● What is needed
Without the images, write out the whole listing exactly.

==========

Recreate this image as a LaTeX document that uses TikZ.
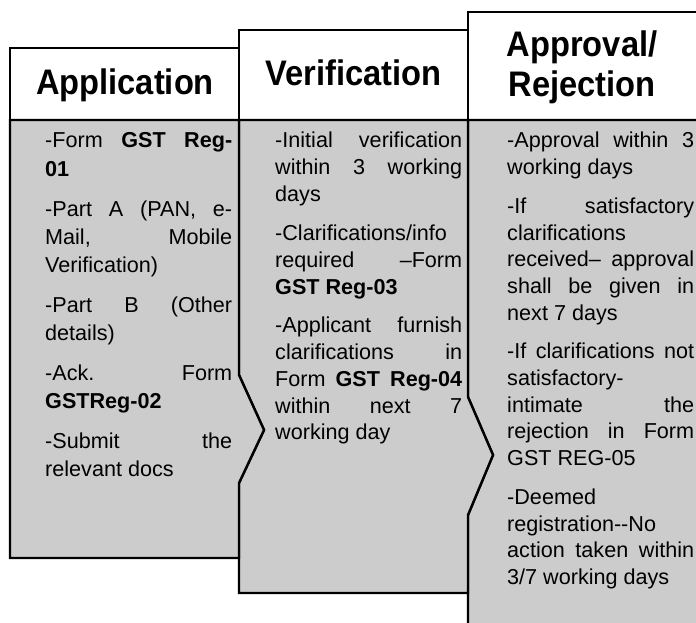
\documentclass[tikz,border=0pt]{standalone}
\usepackage{fontspec}
\setmainfont{Liberation Sans}
\newfontfamily\hdfont[FakeStretch=0.92]{Liberation Sans}
\definecolor{bodygray}{RGB}{204,204,204}
\newcommand\JL[1]{\makebox[\linewidth][s]{#1}\par}
\newcommand\LL[1]{\makebox[\linewidth][l]{#1}\par}
\newcommand\PG{\vspace{12pt}}
\tikzset{
  border/.style={line width=2.4pt, draw=black, line join=miter},
  hdr/.style={border, fill=white},
  body/.style={border, fill=bodygray},
  hdtext/.style={inner sep=0pt, anchor=base, font=\hdfont\fontsize{35.5}{40}\selectfont\bfseries},
  bodytext/.style={inner sep=0pt, anchor=base west},
}
\begin{document}
\begin{tikzpicture}[x=1pt,y=-1pt]
\clip (0,0) rectangle (696,623);
% Approval / Rejection column
\draw[hdr] (468,12) rectangle (710,120);
\draw[body] (468,120) -- (710,120) -- (710,640) -- (468,640) -- (468,515) -- (493,455) -- (468,397) -- cycle;
% Verification column
\draw[hdr] (239,30) rectangle (468,120);
\draw[body] (239,120) -- (468,120) -- (468,397) -- (493,455) -- (468,515) -- (468,593) -- (239,593) -- (239,483) -- (264,430) -- (239,375) -- cycle;
% Application column
\draw[hdr] (10,48) rectangle (239,120);
\draw[body] (10,120) -- (239,120) -- (239,375) -- (264,430) -- (239,483) -- (239,558) -- (10,558) -- cycle;

% headers
\node[hdtext] (happ) at (125,95) {Application};
\node[hdtext] (hver) at (353.5,85.5) {Verification};
\node[hdtext] (hapr) at (582,57) {\parbox[t]{220pt}{\centering Approval/\\Rejection}};

% body texts
\node[bodytext] (tapp) at (45,148) {\parbox[t]{187pt}{\fontsize{21.6}{28.1}\selectfont
\JL{-Form \textbf{GST Reg-}}
\LL{\textbf{01}}\PG
\JL{-Part A (PAN, e-}
\JL{Mail, Mobile}
\LL{Verification)}\PG
\JL{-Part B (Other}
\LL{details)}\PG
\JL{-Ack. Form}
\LL{\textbf{GSTReg-02}}\PG
\JL{-Submit the}
\LL{relevant docs}}};

\node[bodytext] (tver) at (275,148) {\parbox[t]{187pt}{\fontsize{21.6}{26.8}\selectfont
\JL{-Initial verification}
\JL{within 3 working}
\LL{days}\PG
\LL{-Clarifications/info}
\JL{required –Form}
\LL{\textbf{GST Reg-03}}\PG
\JL{-Applicant furnish}
\JL{clarifications in}
\JL{Form \textbf{GST Reg-04}}
\JL{within next 7}
\LL{working day}}};

\node[bodytext] (tapr) at (507,148) {\parbox[t]{187pt}{\fontsize{21.6}{26.7}\selectfont
\JL{-Approval within 3}
\LL{working days}\PG
\JL{-If satisfactory}
\LL{clarifications}
\JL{received– approval}
\JL{shall be given in}
\LL{next 7 days}\PG
\JL{-If clarifications not}
\LL{satisfactory-}
\JL{intimate the}
\JL{rejection in Form}
\LL{GST REG-05}\PG
\LL{-Deemed}
\LL{registration-\kern0pt-No}
\JL{action taken within}
\LL{3/7 working days}}};
\end{tikzpicture}
\end{document}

==========

● Response below
Recreate this image as a LaTeX document that uses TikZ.
\documentclass[tikz,border=0pt]{standalone}
\usepackage{fontspec}
\setmainfont{Liberation Sans}
\newfontfamily\hdfont[FakeStretch=0.92]{Liberation Sans}
\definecolor{bodygray}{RGB}{204,204,204}
\newcommand\JL[1]{\makebox[\linewidth][s]{#1}\par}
\newcommand\LL[1]{\makebox[\linewidth][l]{#1}\par}
\newcommand\PG{\vspace{12pt}}
\tikzset{
  border/.style={line width=2.4pt, draw=black, line join=miter},
  hdr/.style={border, fill=white},
  body/.style={border, fill=bodygray},
  hdtext/.style={inner sep=0pt, anchor=base, font=\hdfont\fontsize{35.5}{40}\selectfont\bfseries},
  bodytext/.style={inner sep=0pt, anchor=base west},
}
\begin{document}
\begin{tikzpicture}[x=1pt,y=-1pt]
\clip (0,0) rectangle (696,623);
% Approval / Rejection column
\draw[hdr] (468,12) rectangle (710,120);
\draw[body] (468,120) -- (710,120) -- (710,640) -- (468,640) -- (468,515) -- (493,455) -- (468,397) -- cycle;
% Verification column
\draw[hdr] (239,30) rectangle (468,120);
\draw[body] (239,120) -- (468,120) -- (468,397) -- (493,455) -- (468,515) -- (468,593) -- (239,593) -- (239,483) -- (264,430) -- (239,375) -- cycle;
% Application column
\draw[hdr] (10,48) rectangle (239,120);
\draw[body] (10,120) -- (239,120) -- (239,375) -- (264,430) -- (239,483) -- (239,558) -- (10,558) -- cycle;

% headers
\node[hdtext] (happ) at (125,95) {Application};
\node[hdtext] (hver) at (353.5,85.5) {Verification};
\node[hdtext] (hapr) at (582,57) {\parbox[t]{220pt}{\centering Approval/\\Rejection}};

% body texts
\node[bodytext] (tapp) at (45,148) {\parbox[t]{187pt}{\fontsize{21.6}{28.1}\selectfont
\JL{-Form \textbf{GST Reg-}}
\LL{\textbf{01}}\PG
\JL{-Part A (PAN, e-}
\JL{Mail, Mobile}
\LL{Verification)}\PG
\JL{-Part B (Other}
\LL{details)}\PG
\JL{-Ack. Form}
\LL{\textbf{GSTReg-02}}\PG
\JL{-Submit the}
\LL{relevant docs}}};

\node[bodytext] (tver) at (275,148) {\parbox[t]{187pt}{\fontsize{21.6}{26.8}\selectfont
\JL{-Initial verification}
\JL{within 3 working}
\LL{days}\PG
\LL{-Clarifications/info}
\JL{required –Form}
\LL{\textbf{GST Reg-03}}\PG
\JL{-Applicant furnish}
\JL{clarifications in}
\JL{Form \textbf{GST Reg-04}}
\JL{within next 7}
\LL{working day}}};

\node[bodytext] (tapr) at (507,148) {\parbox[t]{187pt}{\fontsize{21.6}{26.7}\selectfont
\JL{-Approval within 3}
\LL{working days}\PG
\JL{-If satisfactory}
\LL{clarifications}
\JL{received– approval}
\JL{shall be given in}
\LL{next 7 days}\PG
\JL{-If clarifications not}
\LL{satisfactory-}
\JL{intimate the}
\JL{rejection in Form}
\LL{GST REG-05}\PG
\LL{-Deemed}
\LL{registration-\kern0pt-No}
\JL{action taken within}
\LL{3/7 working days}}};
\end{tikzpicture}
\end{document}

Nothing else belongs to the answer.